# yet ANOTHER shipping question....



## FPF (Feb 11, 2013)

How is it that I struggle so bad with shipping. Finally got the zebra thermal printer working on a mac, now I'm trying to ship via first class (USPS) and want to print a label on their site. However, i can only figure out how to ship priority or priority express. there isnt an option for shipping via first class on the USPS site, or if there is i cant find it. HELPPPPPP!!!!


----------



## splathead (Dec 4, 2005)

It's not there. You can't buy first class postage at USPS.com; only priority and above.

To print first class you'll need a service like stamps.com or Endicia. Paypal is also an option.


----------



## treefox2118 (Sep 23, 2010)

Paypal Multiship will do it at no charge, and print right to your printer.


----------



## tcrowder (Apr 27, 2006)

Stamps.com - Buy Postage Online, Print USPS Stamps and Shipping Labels


----------



## treefox2118 (Sep 23, 2010)

Stamps.com costs $20 a month, Paypal Multiship is free.


----------



## royster13 (Aug 14, 2007)

treefox2118 said:


> Stamps.com costs $20 a month, Paypal Multiship is free.


I have never figured out why folks would pay Stamps.com money to spend money......


----------



## treefox2118 (Sep 23, 2010)

There's a great shipping provider that integrates with Woocommerce and only charges a few pennies per label printed, and they offer some discounts over USPS regular rates. Forgot the name though, ugh. Will try to find it and post it.


----------



## maksoks (Nov 14, 2013)

treefox2118, is it ShipStation? I use woocommerce and I use it. I absolutely love it!!. So easy. It does have a monthly fee but save me so much time. eCommerce shipping for eBay Amazon Magento Shopify etc |*ShipStation


----------



## FPF (Feb 11, 2013)

wow thanks guys! Im gonna try paypals multiship. it works with a mac right?


----------



## splathead (Dec 4, 2005)

FPF said:


> wow thanks guys! Im gonna try paypals multiship. it works with a mac right?


It's browser based, so yes. As long as your printer works with Mac, paypal will.


----------



## treefox2118 (Sep 23, 2010)

@maksoks

This is the one. No monthly fee. 

https://www.easypost.com/blog/woocommerce-shipping-integration-with-easyshipper


----------



## Imagine It Vinyl (Aug 28, 2013)

A bit of a resurrection here but just wanted to add that I use ShipStation. yes, its $25 a month but well worth it. It archives every order you ship, tracks packages, as well as keeps track of your purchased postage.

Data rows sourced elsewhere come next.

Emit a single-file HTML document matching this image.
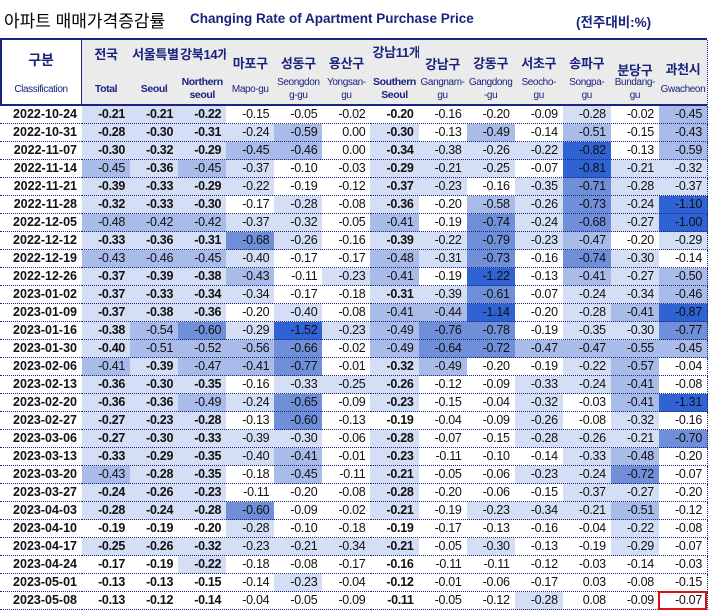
<!DOCTYPE html>
<html><head><meta charset="utf-8">
<style>
body{margin:0;width:709px;height:613px;background:#fff;position:relative;overflow:hidden;font-family:"Liberation Sans","Noto Sans CJK KR",sans-serif;}
.a{position:absolute;white-space:nowrap;}
.hc{position:absolute;top:40px;height:65px;background:#ebebeb;overflow:hidden;border-right:1px dotted #1a237e;box-sizing:border-box;color:#1a237e;}
.ko{position:absolute;left:0;right:0;text-align:center;font-weight:bold;font-size:13px;letter-spacing:-0.3px;white-space:nowrap;}
.en{position:absolute;left:0;right:0;text-align:center;font-size:10px;line-height:13px;letter-spacing:-0.4px;white-space:nowrap;}
.cell{position:absolute;height:18px;box-sizing:border-box;border-right:1px dotted #1a237e;border-bottom:1px dotted #1a237e;font-size:12.5px;line-height:17px;text-align:right;padding-right:5px;color:#111;letter-spacing:-0.3px;}
.dt{position:absolute;height:18px;width:82px;box-sizing:border-box;border-bottom:1px dotted #1a237e;font-size:12.5px;font-weight:bold;line-height:17px;text-align:right;padding-right:5px;color:#111;}
</style></head><body>
<div class="a" style="left:4px;top:7px;font-size:17px;color:#000;">아파트 매매가격증감률</div>
<div class="a" style="left:190px;top:11px;font-size:13.5px;font-weight:bold;color:#1a237e;">Changing Rate of Apartment Purchase Price</div>
<div class="a" style="left:576px;top:11px;font-size:13.5px;font-weight:bold;color:#1a237e;">(전주대비:%)</div>
<div id="tbl"></div>
<script>
const dates=["2022-10-24","2022-10-31","2022-11-07","2022-11-14","2022-11-21","2022-11-28","2022-12-05","2022-12-12","2022-12-19","2022-12-26","2023-01-02","2023-01-09","2023-01-16","2023-01-30","2023-02-06","2023-02-13","2023-02-20","2023-02-27","2023-03-06","2023-03-13","2023-03-20","2023-03-27","2023-04-03","2023-04-10","2023-04-17","2023-04-24","2023-05-01","2023-05-08"];
const total=[-0.21,-0.28,-0.30,-0.45,-0.39,-0.32,-0.48,-0.33,-0.43,-0.37,-0.37,-0.37,-0.38,-0.40,-0.41,-0.36,-0.36,-0.27,-0.27,-0.33,-0.43,-0.24,-0.28,-0.19,-0.25,-0.17,-0.13,-0.13];
const seoul=[-0.21,-0.30,-0.32,-0.36,-0.33,-0.33,-0.42,-0.36,-0.46,-0.39,-0.33,-0.38,-0.54,-0.51,-0.39,-0.30,-0.36,-0.23,-0.30,-0.29,-0.28,-0.26,-0.24,-0.19,-0.26,-0.19,-0.13,-0.12];
const northern=[-0.22,-0.31,-0.29,-0.45,-0.29,-0.30,-0.42,-0.31,-0.45,-0.38,-0.34,-0.36,-0.60,-0.52,-0.47,-0.35,-0.49,-0.28,-0.33,-0.35,-0.35,-0.23,-0.28,-0.20,-0.32,-0.22,-0.15,-0.14];
const mapo=[-0.15,-0.24,-0.45,-0.37,-0.22,-0.17,-0.37,-0.68,-0.40,-0.43,-0.34,-0.20,-0.29,-0.56,-0.41,-0.16,-0.24,-0.13,-0.39,-0.40,-0.18,-0.11,-0.60,-0.28,-0.23,-0.18,-0.14,-0.04];
const seongdong=[-0.05,-0.59,-0.46,-0.10,-0.19,-0.28,-0.32,-0.26,-0.17,-0.11,-0.17,-0.40,-1.52,-0.66,-0.77,-0.33,-0.65,-0.60,-0.30,-0.41,-0.45,-0.20,-0.09,-0.10,-0.21,-0.08,-0.23,-0.05];
const yongsan=[-0.02,0.00,0.00,-0.03,-0.12,-0.08,-0.05,-0.16,-0.17,-0.23,-0.18,-0.08,-0.23,-0.02,-0.01,-0.25,-0.09,-0.13,-0.06,-0.01,-0.11,-0.08,-0.02,-0.18,-0.34,-0.17,-0.04,-0.09];
const southern=[-0.20,-0.30,-0.34,-0.29,-0.37,-0.36,-0.41,-0.39,-0.48,-0.41,-0.31,-0.41,-0.49,-0.49,-0.32,-0.26,-0.23,-0.19,-0.28,-0.23,-0.21,-0.28,-0.21,-0.19,-0.21,-0.16,-0.12,-0.11];
const gangnam=[-0.16,-0.13,-0.38,-0.21,-0.23,-0.20,-0.19,-0.22,-0.31,-0.19,-0.39,-0.44,-0.76,-0.64,-0.49,-0.12,-0.15,-0.04,-0.07,-0.11,-0.05,-0.20,-0.19,-0.17,-0.05,-0.11,-0.01,-0.05];
const gangdong=[-0.20,-0.49,-0.26,-0.25,-0.16,-0.58,-0.74,-0.79,-0.73,-1.22,-0.61,-1.14,-0.78,-0.72,-0.20,-0.09,-0.04,-0.09,-0.15,-0.10,-0.06,-0.06,-0.23,-0.13,-0.30,-0.11,-0.06,-0.12];
const seocho=[-0.09,-0.14,-0.22,-0.07,-0.35,-0.26,-0.24,-0.23,-0.16,-0.13,-0.07,-0.20,-0.19,-0.47,-0.19,-0.33,-0.32,-0.26,-0.28,-0.14,-0.23,-0.15,-0.34,-0.16,-0.13,-0.12,-0.17,-0.28];
const songpa=[-0.28,-0.51,-0.82,-0.81,-0.71,-0.73,-0.68,-0.47,-0.74,-0.41,-0.24,-0.28,-0.35,-0.47,-0.22,-0.24,-0.03,-0.08,-0.26,-0.33,-0.24,-0.37,-0.21,-0.04,-0.19,-0.03,0.03,0.08];
const bundang=[-0.02,-0.15,-0.13,-0.21,-0.28,-0.24,-0.27,-0.20,-0.30,-0.27,-0.34,-0.41,-0.30,-0.55,-0.57,-0.41,-0.41,-0.32,-0.21,-0.48,-0.72,-0.27,-0.51,-0.22,-0.29,-0.14,-0.08,-0.09];
const gwacheon=[-0.45,-0.43,-0.59,-0.32,-0.37,-1.10,-1.00,-0.29,-0.14,-0.50,-0.46,-0.87,-0.77,-0.45,-0.04,-0.08,-1.31,-0.16,-0.70,-0.20,-0.07,-0.20,-0.12,-0.08,-0.07,-0.03,-0.15,-0.07];
const koLabels=["전국","서울특별시","강북14개구","마포구","성동구","용산구","강남11개구","강남구","강동구","서초구","송파구","분당구","과천시"];
const enLabels=["Total","Seoul","Northern<br>seoul","Mapo-gu","Seongdon<br>g-gu","Yongsan-<br>gu","Southern<br>Seoul","Gangnam-<br>gu","Gangdong<br>-gu","Seocho-<br>gu","Songpa-<br>gu","Bundang-<br>gu","Gwacheon"];
const series=[total,seoul,northern,mapo,seongdong,yongsan,southern,gangnam,gangdong,seocho,songpa,bundang,gwacheon];
const keys=["total","seoul","northern","mapo","seongdong","yongsan","southern","gangnam","gangdong","seocho","songpa","bundang","gwacheon"];

const T=document.getElementById('tbl');
const X0=82, CW=(707-82)/13, Y0=106, RH=18;
const colX=i=>X0+i*CW;
const rowY=r=>Y0+r*RH;
const boldCols=[0,1,2,6];
const koTop=[4,4,4,13,13,13,2,14,13,13,13,20,19];
const enTwo=[2,4,5,6,7,8,9,10,11];
function color(v){
  if(v<=-0.8) return '#2f63d3';
  if(v<=-0.6) return '#6f8fd8';
  if(v<-0.4) return '#a9bbe8';
  if(v<-0.2) return '#d4def4';
  return '#ffffff';
}
function add(cls,name,inter,style,html){
  const d=document.createElement('div');
  d.className=cls;
  
  
  d.style.cssText=style;
  if(html!==undefined) d.innerHTML=html;
  T.appendChild(d);
  return d;
}
const h0=add('hc','header-classification','false','left:0;width:82px;background:#fff;border-right:none;');
h0.innerHTML='<div class="ko" style="top:10px;font-size:14px;">구분</div><div class="en" style="top:43px;">Classification</div>';
for(let i=0;i<13;i++){
  const h=add('hc','header-'+keys[i],'false','left:'+colX(i)+'px;width:'+(CW+1)+'px;');
  const ko=document.createElement('div');
  ko.className='ko';
  
  
  ko.style.top=koTop[i]+'px';
  if(koLabels[i].length>4){ko.style.textAlign='left';ko.style.left='2px';ko.style.right='auto';}
  ko.textContent=koLabels[i];
  h.appendChild(ko);
  const en=document.createElement('div');
  en.className='en';
  
  
  const two=enTwo.includes(i);
  en.style.top=(two?36:43)+'px';
  if(boldCols.includes(i)){en.style.fontWeight='bold';en.style.fontSize='10.5px';}
  en.innerHTML=enLabels[i];
  h.appendChild(en);
}
add('a','header-top-border','false','left:0;top:38px;width:707px;height:2px;background:#1a237e;');
add('a','header-bottom-border','false','left:0;top:104px;width:707px;height:2px;background:#1a237e;');
add('a','table-left-border','false','left:0;top:38px;width:2px;height:68px;background:#1a237e;');
add('a','classification-divider','false','left:81px;top:38px;width:1px;height:68px;background:#1a237e;');
for(let r=0;r<dates.length;r++){
  add('dt','date-'+dates[r],'false','left:0;top:'+rowY(r)+'px;',dates[r]);
  for(let i=0;i<13;i++){
    const v=series[i][r];
    const bold=boldCols.includes(i)&&v>=-0.4;
    add('cell','cell-'+keys[i]+'-'+dates[r],'false','left:'+colX(i)+'px;top:'+rowY(r)+'px;width:'+(CW+1)+'px;background:'+color(v)+';'+(bold?'font-weight:bold;':''),v.toFixed(2));
  }
}
const last=dates.length-1;
add('a','highlight-box','false','left:'+(colX(12)-1)+'px;top:'+(rowY(last)-1)+'px;width:'+(CW+1)+'px;height:'+(RH+1)+'px;border:2px solid #e01010;box-sizing:border-box;');
</script>
</body></html>
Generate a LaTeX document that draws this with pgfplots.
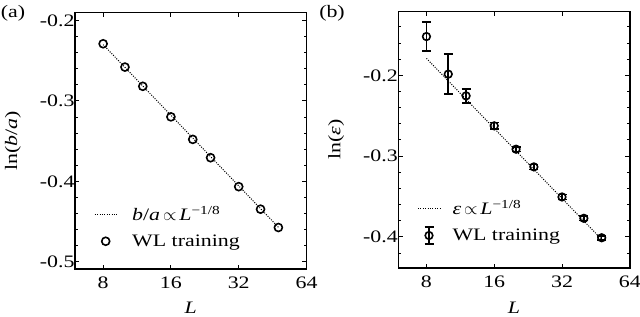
\documentclass[border=0pt]{standalone}
\usepackage{fontspec}
\setmainfont[FakeStretch=1.25]{Liberation Serif}
\newfontfamily\tf[FakeStretch=1.25]{Liberation Serif}
\usepackage{pgfplots}
\pgfplotsset{compat=1.18}
\newcommand{\fs}{\tf\fontsize{17.5}{20}\selectfont}

\pgfplotsset{
  legline/.style={legend image code/.code={\draw[##1] (0pt,0pt) -- (22pt,0pt); \path (37pt,0pt);}},
  legmark/.style={legend image code/.code={\draw[mark repeat=2,mark phase=2,##1] plot coordinates {(0pt,0pt) (11pt,0pt) (22pt,0pt)}; \path (37pt,0pt);}},
  leglineB/.style={legend image code/.code={\draw[##1] (0pt,0pt) -- (22pt,0pt); \path (34pt,0pt);}},
  legerr/.style={legend image code/.code={\draw[line width=1.6pt, black] (11pt,-8.5pt) -- (11pt,8.5pt) (6.5pt,-8.5pt) -- (15.5pt,-8.5pt) (6.5pt,8.5pt) -- (15.5pt,8.5pt);
    \draw[mark repeat=2,mark phase=2,##1] plot coordinates {(0pt,0pt) (11pt,0pt) (22pt,0pt)}; \path (34pt,0pt);}},
}

\pgfplotstableread{
L y
8 -0.2289
10 -0.2579
12 -0.2818
16 -0.3198
20 -0.3478
24 -0.3706
32 -0.4066
40 -0.4346
48 -0.4574
}\dataA

\pgfplotstableread{
L y
8 -0.2300
48 -0.4570
}\fitA

\pgfplotstableread{
L y ey
8 -0.1520 0.0180
10 -0.1985 0.0247
12 -0.2254 0.0085
16 -0.2625 0.0040
20 -0.2914 0.0030
24 -0.3133 0.0030
32 -0.3505 0.0030
40 -0.3769 0.0025
48 -0.4010 0.0025
}\dataB

\pgfplotstableread{
L y
8 -0.179
48 -0.403
}\fitB

\begin{document}
\begin{tikzpicture}
\path[use as bounding box] (0,0) rectangle (640pt,316pt);
\node[font=\fs] at (13pt,303pt) {(a)};
\node[font=\fs] at (332pt,303pt) {(b)};

\begin{axis}[at={(75pt,47pt)}, anchor=south west,
    scale only axis, width=231.5pt, height=256.5pt,
    xmode=log, log basis x=2, xmin=6, xmax=64,
    xtick={8,16,32,64}, xticklabels={{\fs 8},{\fs 16},{\fs 32},{\fs 64}}, xminorticks=false,
    tick align=inside, xtick pos=both, ytick pos=both,
    axis line style={line width=1.5pt},
    major tick length=4.5pt, minor tick length=3pt,
    every tick/.style={black, line width=1pt},
    tick label style={font=\fs},
    xticklabel style={yshift=-4pt},
    yticklabel={\fs\pgfmathprintnumber[fixed, precision=1, fixed zerofill, assume math mode=true]{\tick}},
    yticklabel style={xshift=3pt},
    label style={font=\fs},
    xlabel={\fs\textit{L}},
    xlabel style={at={(axis description cs:0.5,-0.152)}, anchor=center},
    ylabel style={at={(axis description cs:-0.268,0.5)}, anchor=center},
    legend cell align=left,
    legend style={draw=none, fill=none, font=\fs, inner sep=0pt,
      nodes={inner sep=0pt}, row sep=12.5pt, column sep=0pt,
      at={(axis description cs:0,0)}, anchor=south west, xshift=19pt, yshift=21pt},
  ymin=-0.509, ymax=-0.19,
  ytick={-0.5,-0.4,-0.3,-0.2},
  minor ytick={-0.48,-0.46,-0.44,-0.42,-0.38,-0.36,-0.34,-0.32,-0.28,-0.26,-0.24,-0.22},
  ylabel={\fs ln(\textit{b}/\textit{a})},
]
\addplot[black, line width=1pt, dash pattern=on 1pt off 1.4pt, legline]
  table[x=L, y=y] {\fitA};
\addlegendentry{\fs\textit{b}/\textit{a}\,$\propto$\,\textit{L}\textsuperscript{\char"2212 1/8}}
\addplot[only marks, mark=o, mark size=4pt, mark options={line width=1.6pt, black}, legmark]
  table[x=L, y=y] {\dataA};
\addlegendentry{\fs WL training}
\end{axis}

\begin{axis}[at={(398.3pt,48pt)}, anchor=south west,
    scale only axis, width=231.5pt, height=256.5pt,
    xmode=log, log basis x=2, xmin=6, xmax=64,
    xtick={8,16,32,64}, xticklabels={{\fs 8},{\fs 16},{\fs 32},{\fs 64}}, xminorticks=false,
    tick align=inside, xtick pos=both, ytick pos=both,
    axis line style={line width=1.5pt},
    major tick length=4.5pt, minor tick length=3pt,
    every tick/.style={black, line width=1pt},
    tick label style={font=\fs},
    xticklabel style={yshift=-4pt},
    yticklabel={\fs\pgfmathprintnumber[fixed, precision=1, fixed zerofill, assume math mode=true]{\tick}},
    yticklabel style={xshift=3pt},
    label style={font=\fs},
    xlabel={\fs\textit{L}},
    xlabel style={at={(axis description cs:0.5,-0.156)}, anchor=center},
    ylabel style={at={(axis description cs:-0.268,0.5)}, anchor=center},
    legend cell align=left,
    legend style={draw=none, fill=none, font=\fs, inner sep=0pt,
      nodes={inner sep=0pt}, row sep=10pt, column sep=0pt,
      at={(axis description cs:0,0)}, anchor=south west, xshift=19pt, yshift=23pt},
  ymin=-0.4384, ymax=-0.121,
  ytick={-0.4,-0.3,-0.2},
  minor ytick={-0.42,-0.38,-0.36,-0.34,-0.32,-0.28,-0.26,-0.24,-0.22,-0.18,-0.16,-0.14,-0.12},
  ylabel={\fs ln(\textit{ε})},
]
\addplot[black, line width=1pt, dash pattern=on 1pt off 1.4pt, leglineB]
  table[x=L, y=y] {\fitB};
\addlegendentry{\fs\textit{ε}\,$\propto$\,\textit{L}\textsuperscript{\char"2212 1/8}}
\addplot[only marks, mark=o, mark size=3.8pt, mark options={line width=1.6pt, black},
  error bars/y dir=both, error bars/y explicit,
  error bars/error bar style={line width=1.6pt, black},
  error bars/error mark options={mark size=4.5pt, line width=1.6pt, black, rotate=90},
  legerr]
  table[x=L, y=y, y error=ey] {\dataB};
\addlegendentry{\fs WL training}
\end{axis}
\end{tikzpicture}
\end{document}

I spend over $800 a month on postage through ShipStation. It allows you to add providers to your account also. I currently use Endicia, Express1, USP, and FedEx, all from the same dashboard. Well worth the $25 a month considering how much I save in postage. Even when I was only shipping 20-30 packages a month I still saved enough to pay for the small fee.


----------



## suzanbrightss (Jul 6, 2021)

You can try Paypal Multiship tool it will do it with no extra charge, and print right to your printer as well and it is very easy to use website Thanks.....


----------